SBM - State Bar of Michigan

CI-1095

July 8, 1985

SYLLABUS

    A judge is not disqualified from hearing the case of a client of an associate lawyer of the judge's former partner (P.C. stockholder) within the two-year rule period simply because of the associate's relationship with the former partner, where the associate did not perform any legal service for or on behalf of the judge nor share mutual professional responsibility with the judge, notwithstanding the association occurred and existed while the judge was in the process of concluding law practice in the same building occupied by the associate and occasional communications occurred between them to facilitate a smooth transition of clients to the former partner.

    References: MCJC 2(A); CI-260.

TEXT

A judicial candidate withdrew as a member of a law firm professional corporation; the judge's share in the PC was purchased by a lawyer shareholder who subsequently formed his own professional corporation soon after the candidate's withdrawal. The candidate continued to maintain an office as a sole practitioner in the same building as the lawyer shareholder for the purpose of wrapping up law practice; the candidate used and paid for support staff employed by the lawyer shareholder.

After purchasing the candidate's shares and while the candidate was in solo practice, the lawyer shareholder hired an associate. The associate's only involvement with the candidate was occasional communication about legal matters which related to strategy and status of cases formerly handled by the professional corporation but now handled by the firm of the lawyer shareholder.

After the candidate was elected judge, the solo practice was terminated. three months after the candidate took office, the lawyer shareholder hired a second associate. The candidate continues to have an interest in some accounts receivable in which the lawyer shareholder also has interest.

According to the factual information given the committee, the first associate never rendered legal assistance to the candidate or on behalf of the clients of the candidate, and never had any shared responsibility or involvement in cases with the candidate, except on a transitional basis to facilitate transfer of client files. The second associate, as of the time this request for opinion was submitted, had not met the candidate either professionally or socially.

The first associate asks whether the candidate is disqualified from hearing matters of clients represented by the associate because of the associate's position with his association with the lawyer shareholder and familiarity with the candidate occasioned by the office sharing arrangement between the lawyer shareholder and the candidate.

The second associate asks whether the candidate is disqualified from hearing matters of clients represented by the associate because of association with the lawyer shareholder's new professional corporation.

Each inquirer posed the question differently than as recited above. The question as submitted dealt with the disqualification of the associate to represent a client before the candidate. However, each referred to Canon 2(A) of the Michigan Code of Judicial Conduct. This, together with the context in which the inquiries have been made, makes it eminently clear the above recitals of questions were intended.

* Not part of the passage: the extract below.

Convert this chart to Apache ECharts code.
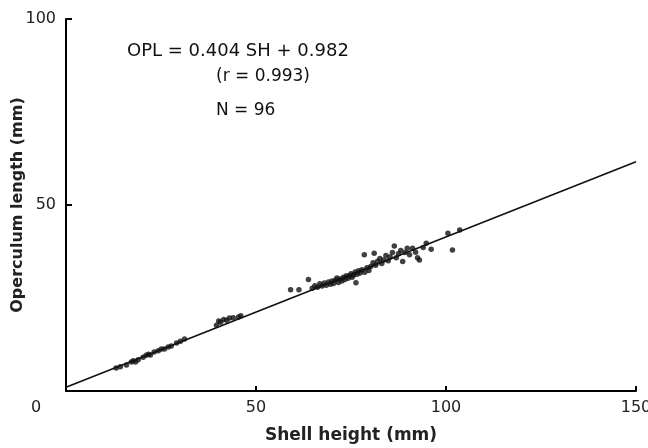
<!DOCTYPE html>
<html>
<head>
<meta charset="utf-8">
<script src="https://cdn.jsdelivr.net/npm/echarts@6/dist/echarts.min.js"></script>
<style>html,body{margin:0;padding:0;background:#fff}#c{width:648px;height:448px}</style>
</head>
<body>
<div id="c"></div>
<script>
// Shell height (mm) and operculum length (mm)
const shellHeight = [
  13.2,14.3,15.9,17.2,17.7,18.3,19.0,20.3,21.1,21.7,22.2,23.2,24.3,25.1,25.9,26.9,27.7,29.1,30.1,31.2,
  39.6,40.2,40.7,41.5,42.3,43.0,44.0,45.4,46.0,
  59.1,61.3,63.8,64.8,65.5,66.2,66.8,67.4,68.0,68.5,69.1,69.6,70.0,70.4,70.9,71.3,71.7,72.1,72.6,73.0,
  73.4,73.8,74.2,74.6,75.0,75.3,75.7,76.1,76.3,76.6,77.0,77.4,77.9,78.5,78.6,79.2,79.7,80.2,80.8,81.1,
  81.5,82.0,82.6,83.1,83.6,84.2,84.8,85.3,85.9,86.4,86.9,87.5,88.1,88.6,89.2,89.8,90.4,91.2,92.0,92.5,
  93.0,94.0,94.8,96.1,100.5,101.7,103.6
];
const operculumLength = [
  6.2,6.5,7.0,7.8,8.1,7.8,8.4,9.1,9.6,9.9,9.7,10.5,10.8,11.3,11.3,11.8,12.1,12.9,13.4,14.0,
  17.7,18.8,18.5,19.2,19.0,19.6,19.7,19.9,20.2,
  27.2,27.2,30.0,27.6,28.3,27.9,28.8,28.2,29.0,28.4,29.3,28.7,29.6,28.9,29.8,30.4,29.2,30.1,29.6,30.6,
  30.0,31.0,30.3,30.9,31.5,30.6,31.2,32.0,29.1,31.4,32.3,31.7,32.6,36.6,31.9,33.1,32.4,33.5,34.5,37.0,
  33.8,34.9,35.6,34.3,35.2,36.4,35.0,36.0,37.2,39.0,35.8,36.9,37.8,34.8,37.2,38.4,36.6,38.4,37.3,35.8,
  35.2,38.6,39.7,38.1,42.4,37.9,43.3
];
// Regression line OPL = 0.404 SH + 0.982, drawn between its two ends
const lineX = [0, 150];
const lineY = [0.98, 61.6];
const equationLines = ['OPL = 0.404 SH + 0.982', '(r = 0.993)', 'N = 96'];

const FONT = 'DejaVu Sans';
const points = shellHeight.map((v, i) => [v, operculumLength[i]]);
const linePts = lineX.map((v, i) => [v, lineY[i]]);

const chart = echarts.init(document.getElementById('c'), null, {renderer: 'canvas'});
chart.setOption({
  animation: false,
  backgroundColor: '#fff',
  grid: {left: 66, right: 12, top: 19, bottom: 57, containLabel: false, outerBoundsMode: 'none'},
  xAxis: {
    type: 'value', min: 0, max: 150, interval: 50,
    name: 'Shell height (mm)', nameLocation: 'middle', nameGap: 36, nameMoveOverlap: false,
    nameTextStyle: {fontFamily: FONT, fontSize: 17, color: '#222', fontWeight: 'bold'},
    axisLine: {show: true, lineStyle: {color: '#000', width: 2}},
    axisTick: {show: true, inside: true, length: 5, lineStyle: {color: '#000', width: 2}},
    axisLabel: {
      fontFamily: FONT, fontSize: 16, color: '#222', margin: 9,
      formatter: function (v) { return v === 0 ? '{z|0}' : String(v); },
      rich: {z: {fontFamily: FONT, fontSize: 16, color: '#222', padding: [0, 60, 6, 0]}}
    },
    splitLine: {show: false}
  },
  yAxis: {
    type: 'value', min: 0, max: 100, interval: 50,
    name: 'Operculum length (mm)', nameLocation: 'middle', nameGap: 40, nameMoveOverlap: false,
    nameTextStyle: {fontFamily: FONT, fontSize: 16, color: '#222', fontWeight: 'bold'},
    axisLine: {show: true, lineStyle: {color: '#000', width: 2}},
    axisTick: {show: true, inside: true, length: 6, lineStyle: {color: '#000', width: 2}},
    axisLabel: {
      fontFamily: FONT, fontSize: 16, color: '#222', margin: 10,
      formatter: function (v) { return v === 0 ? '' : String(v); }
    },
    splitLine: {show: false}
  },
  series: [
    {
      type: 'line', data: linePts, symbol: 'none',
      lineStyle: {color: '#111', width: 1.6}, z: 2
    },
    {
      type: 'scatter', data: points, symbol: 'circle', symbolSize: 5.5,
      itemStyle: {color: '#111'}, z: 3
    }
  ],
  graphic: [
    {type: 'text', left: 127, top: 42, style: {text: equationLines[0], font: '18px "' + FONT + '"', fill: '#111'}},
    {type: 'text', left: 216, top: 68, style: {text: equationLines[1], font: '17px "' + FONT + '"', fill: '#111'}},
    {type: 'text', left: 216, top: 102, style: {text: equationLines[2], font: '17px "' + FONT + '"', fill: '#111'}}
  ]
});
</script>
</body>
</html>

MCR 2.003(B) may be inapplicable since neither associate was a member of the law firm in which the candidate was a principal. Questions of law cannot be resolved by the Committee.

Each inquirer cites CI-260 as precedent for an opinion that each question presented should be answered in the negative. This writer is inclined to agree that based upon the facts as presented, CI-260 is reasonable precedent for a responsive opinion that the candidate is not disqualified from hearing matters of clients represented by the associates simply because of (1) their association with the lawyer shareholder and (2) the former office sharing arrangement.

The syllabus of CI-260 states:

    "A person elected district judge who has been a partner of a prosecuting attorney whose staff was separate from that of the partnership is not disqualified from hearing cases presented by a new prosecuting attorney or any of the assistants who served under the former partner.

    "Such individual is disqualified for a period of two years from hearing cases presented by such former partner if he continues as prosecuting attorney. He is not disqualified from hearing matters presented by assistant prosecuting attorneys."

However, questions of disqualification which may arise in the future must be examined on an individual basis. These may well involve considerations to which CI-260 is unresponsive. The candidate may well recuse to assure compliance with the appropriate canons when a genuine conflict of interest either exists or foreseeably could exist.